In una nuova fase altamente delicata della crisi congolese, i ribelli del Movimento 23 marzo (M23) stanno lasciando Goma, principale città nel nord-est della Repubblica democratica del Congo, per consegnare la sicurezza in mano a 300 poliziotti. «Ulteriori centocinquanta agenti sono attesi a breve», ha reso noto Mondje Nounoubai, portavoce della missione Onu Monusco. «Domani rientreranno le nostre truppe regolari», ha aggiunto il generale Francois Orenga, capo di stato maggiore dell’esercito congolese. la città nelle scorse ore è stata devastata da saccheggi di negozi e violenze sui civili che si opponevano. Gli insorti, che hanno già lasciato le località di Sake e Masisi, dovrebbero ritirare le loro truppe fino a 20 chilometri più a nord di Goma. Ma i dubbi rimangono. Il M23 ha infatti accusato i caschi blu di ostacolare l’accordo siglato mercoledì in Uganda. «Impediscono i nostri movimenti e bloccano il recupero della nostra logistica », ha detto Sultani Makenga, capo dei ribelli.

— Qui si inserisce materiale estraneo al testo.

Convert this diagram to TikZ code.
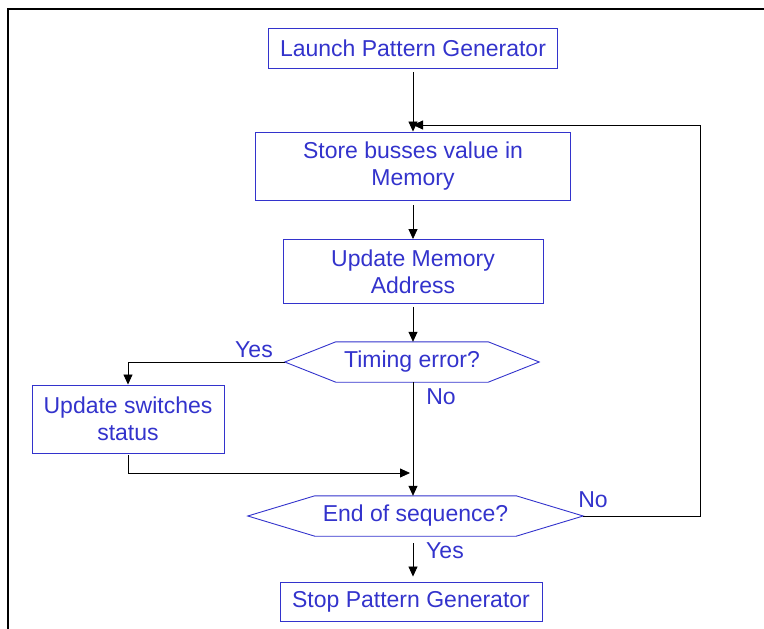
\documentclass[tikz,border=0pt]{standalone}
\usepackage{fontspec}
\setmainfont{Liberation Sans}
\usetikzlibrary{arrows.meta}
\definecolor{flowblue}{RGB}{51,51,204}
\tikzset{
  box/.style={draw=flowblue, text=flowblue, line width=0.9pt, align=center, inner sep=0pt},
  hexnode/.style={text=flowblue, inner sep=0pt, minimum height=40pt},
  hexline/.style={draw=flowblue, line width=0.9pt},
  lbl/.style={text=flowblue, inner sep=0pt},
  arr/.style={-{Triangle[length=10pt,width=9pt]}, line width=0.8pt},
}
\begin{document}
\begin{tikzpicture}[x=1pt,y=-1pt,font=\fontsize{23}{27}\selectfont]
   \useasboundingbox (0,0) rectangle (764,629);
   \draw[line width=2.5pt] (764,9) -- (8,9) -- (8,629);
   % boxes
   \node[box, minimum width=289pt, minimum height=40pt] (launch) at (413,48) {Launch Pattern Generator};
   \node[box, minimum width=315pt, minimum height=68pt] (store) at (413,166) {Store busses value in\\Memory};
   \node[box, minimum width=260pt, minimum height=64pt] (addr) at (413,271.5) {Update Memory\\Address};
   \node[box, minimum width=192pt, minimum height=68pt] (switches) at (128,419) {Update switches\\status};
   \node[box, minimum width=262pt, minimum height=39pt] (stop) at (411,601.5) {Stop Pattern Generator};
   % decisions
   \node[hexnode, minimum width=254pt] (timing) at (412,362) {Timing error?};
   \draw[hexline] (timing.west) -- ([xshift=51pt]timing.north west) -- ([xshift=-51pt]timing.north east)
      -- (timing.east) -- ([xshift=-51pt]timing.south east) -- ([xshift=51pt]timing.south west) -- cycle;
   \node[hexnode, minimum width=335pt] (endseq) at (415.5,516) {End of sequence?};
   \draw[hexline] (endseq.west) -- ([xshift=67pt]endseq.north west) -- ([xshift=-67pt]endseq.north east)
      -- (endseq.east) -- ([xshift=-67pt]endseq.south east) -- ([xshift=67pt]endseq.south west) -- cycle;
   % labels
   \node[lbl] (yes1) at (254,350) {Yes};
   \node[lbl] (no1) at (441,397) {No};
   \node[lbl] (no2) at (593,500) {No};
   \node[lbl] (yes2) at (445,551) {Yes};
   % connectors
   \coordinate (loop) at (413,125);
   \coordinate (merge) at (413,473);
   \coordinate (corner) at (700,516);
   \draw[arr, shorten <=4pt] (launch.south) -- (store.north);
   \draw[arr, shorten <=5pt] (store.south) -- (addr.north);
   \draw[arr, shorten <=3pt] (addr.south) -- ([xshift=1pt]timing.north);
   \draw[arr] (timing.west) -| (switches.north);
   \draw[arr] ([xshift=1pt]timing.south) -- ([xshift=1pt]timing.south |- endseq.north);
   \draw[arr, shorten <=2pt, shorten >=3pt] (switches.south) |- (merge);
   \draw[arr] (endseq.east) -- (corner) |- (loop);
   \draw[arr, shorten <=7pt, shorten >=5pt] ([xshift=-2.5pt]endseq.south) -- ([xshift=-2.5pt]endseq.south |- stop.north);
\end{tikzpicture}
\end{document}
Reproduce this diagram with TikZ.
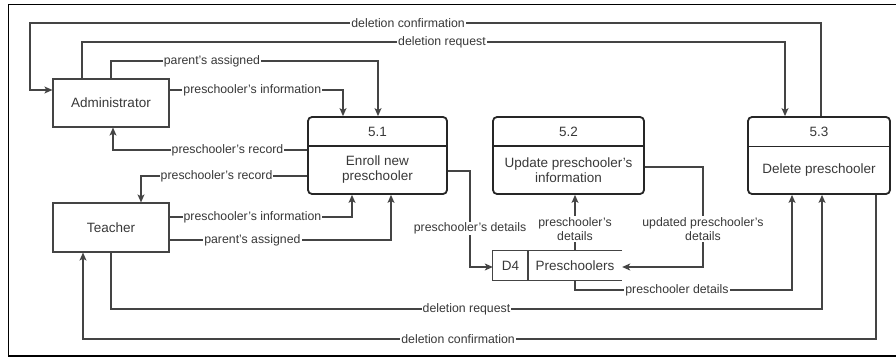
\documentclass[tikz,border=0pt]{standalone}
\usepackage{fontspec}
\setmainfont{Liberation Sans}
\usetikzlibrary{arrows.meta}
\definecolor{txt}{HTML}{383838}
\definecolor{ln}{HTML}{444444}
\tikzset{
  entity/.style={draw=ln, line width=1.2pt, minimum width=116pt, minimum height=48pt, inner sep=0pt, text=txt, font=\fontsize{13.5}{15}\selectfont},
  proc/.style={draw=black!85, line width=1.8pt, rounded corners=4pt, minimum width=#1, minimum height=77pt, inner sep=0pt},
  ptext/.style={text=txt, font=\fontsize{13.5}{15}\selectfont, align=center, inner sep=0pt},
  flow/.style={draw=ln, line width=1.1pt, -{Stealth[length=8pt,width=7pt,inset=2pt]}},
  lbl/.style={fill=white, text=txt, font=\fontsize{12.3}{14}\selectfont, inner sep=1pt, align=center}
}
\begin{document}
\begin{tikzpicture}[x=1pt,y=-1pt]
\useasboundingbox (0,0) rectangle (896,358);
% outer frame
\draw[black, line width=1.5pt] (896,4.5) -- (8.5,4.5) -- (8.5,356) -- (896,356);

% external entities
\node[entity] (admin) at (111,103) {Administrator};
\node[entity, minimum height=49pt] (teacher) at (111,227.5) {Teacher};

% processes
\node[proc=139pt] (p1) at (377.5,155.5) {};
\node[proc=151pt] (p2) at (568.5,155.5) {};
\node[proc=142pt] (p3) at (819,155.5) {};
\draw[black!85, line width=1.5pt] (p1.west |- 0,146) -- (p1.east |- 0,146);
\draw[black!85, line width=1.5pt] (p2.west |- 0,146) -- (p2.east |- 0,146);
\draw[black!85, line width=1.5pt] (p3.west |- 0,146.5) -- (p3.east |- 0,146.5);
\node[ptext] (n1) at (377.5,132) {5.1};
\node[ptext] (t1) at (377.5,170) {Enroll new\\preschooler};
\node[ptext] (n2) at (568.5,132) {5.2};
\node[ptext] (t2) at (568.5,170) {Update preschooler's\\information};
\node[ptext] (n3) at (819,132) {5.3};
\node[ptext] (t3) at (819,170) {Delete preschooler};

% data store
\node[minimum width=129pt, minimum height=29pt, inner sep=0pt] (d4) at (557.5,265.5) {};
\draw[ln, line width=1.2pt] (d4.north east) -- (d4.north west) -- (d4.south west) -- (d4.south east);
\draw[ln, line width=1.2pt] (528,251) -- (528,280);
\node[ptext] (d4id) at (510.5,266) {D4};
\node[ptext] (d4name) at (575,266) {Preschoolers};

% flows
\draw[flow] ([xshift=2pt]p3.north) -- (821,23) -- node[lbl,pos=0.522]{deletion confirmation} (30,23) -- (30,90) -- ([yshift=13pt]admin.west);
\draw[flow] ([xshift=-29pt]admin.north) -- (82,42) -- node[lbl,pos=0.512]{deletion request} (785,42) -- ([xshift=-34pt]p3.north);
\draw[flow] (admin.north) -- (111,61) -- node[lbl,pos=0.378]{parent's assigned} (378,61) -- ([xshift=0.5pt]p1.north);
\draw[flow] ([yshift=13pt]admin.east) -- node[lbl,pos=0.477]{preschooler's information} (343,90) -- ([xshift=-34.5pt]p1.north);
\draw[flow] ([yshift=5.5pt]p1.west) -- node[lbl,pos=0.41]{preschooler's record} (113,150) -- ([xshift=2pt]admin.south);
\draw[flow] ([yshift=-20.5pt]p1.west) -- node[lbl,pos=0.545]{preschooler's record} (141,176) -- ([xshift=30pt]teacher.north);
\draw[flow] ([yshift=10.5pt]teacher.east) -- node[lbl,pos=0.454]{preschooler's information} (352,217) -- ([xshift=-25.5pt]p1.south);
\draw[flow] ([yshift=-12.5pt]teacher.east) -- node[lbl,pos=0.374]{parent's assigned} (391,240) -- ([xshift=13.5pt]p1.south);
\draw[flow] ([yshift=-15.5pt]p1.east) -- (470,171) -- node[lbl,pos=0.6]{preschooler's details} (470,267) -- ([yshift=-1.5pt]d4.west);
\draw[flow] ([xshift=17.5pt]d4.north) -- node[lbl,pos=0.39]{preschooler's\\details} ([xshift=6.5pt]p2.south);
\draw[flow] ([yshift=-11.5pt]p2.east) -- (703,167) -- node[lbl,pos=0.62]{updated preschooler's\\details} (703,267) -- ([yshift=-1.5pt]d4.east);
\draw[flow] ([xshift=17.5pt]d4.south) -- (575,290) -- node[lbl,pos=0.47]{preschooler details} (792,290) -- ([xshift=-27pt]p3.south);
\draw[flow] (teacher.south) -- (111,309) -- node[lbl,pos=0.5]{deletion request} (822,309) -- ([xshift=3pt]p3.south);
\draw[flow] ([xshift=57pt]p3.south) -- (876,339) -- node[lbl,pos=0.527]{deletion confirmation} (83,339) -- ([xshift=-28pt]teacher.south);
\end{tikzpicture}
\end{document}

Resta invece drammatica la situazione per gli sfollati e i rifugiati che sono fuggiti dal fuoco incrociato dei vari gruppi armati in gioco. «Operiamo a tempo pieno, in condizioni molto precarie», ha confermato ieri padre Oswald Musoni, direttore di Caritas a Goma, «Abbiamo fatto una ricognizione dei bisogni e abbiamo iniziato la distribuzione di viveri. Ci sono molti minori non accompagnati – spiega il religioso – e siamo preoccupati per la loro sicurezza».
Le Caritas locali da mesi sono impegnate ad assistere i civili colpiti dal conflitto. Ma con gli ultimi tragici sviluppi, gli sforzi sono aumentati. «È stato lanciato un nuovo piano di intervento per aiutare 60.000 persone – recita una nota di Caritas Goma – distribuiamo cibo, coperte, teli, kit igienico sanitari, e attrezzature da cucina non solo a Goma, ma anche a Bukavu e Butembo-Beni». La Caritas Italiana (www.caritasitaliana. it) ha messo a disposizione un contributo e lanciato una sottoscrizione per sostenere le azioni in Congo.
E ha rilanciato l’appello dei vescovi africani che denunciava: «L’impotenza di uomini, donne e bambini davanti a una guerra per lo sfruttamento delle risorse».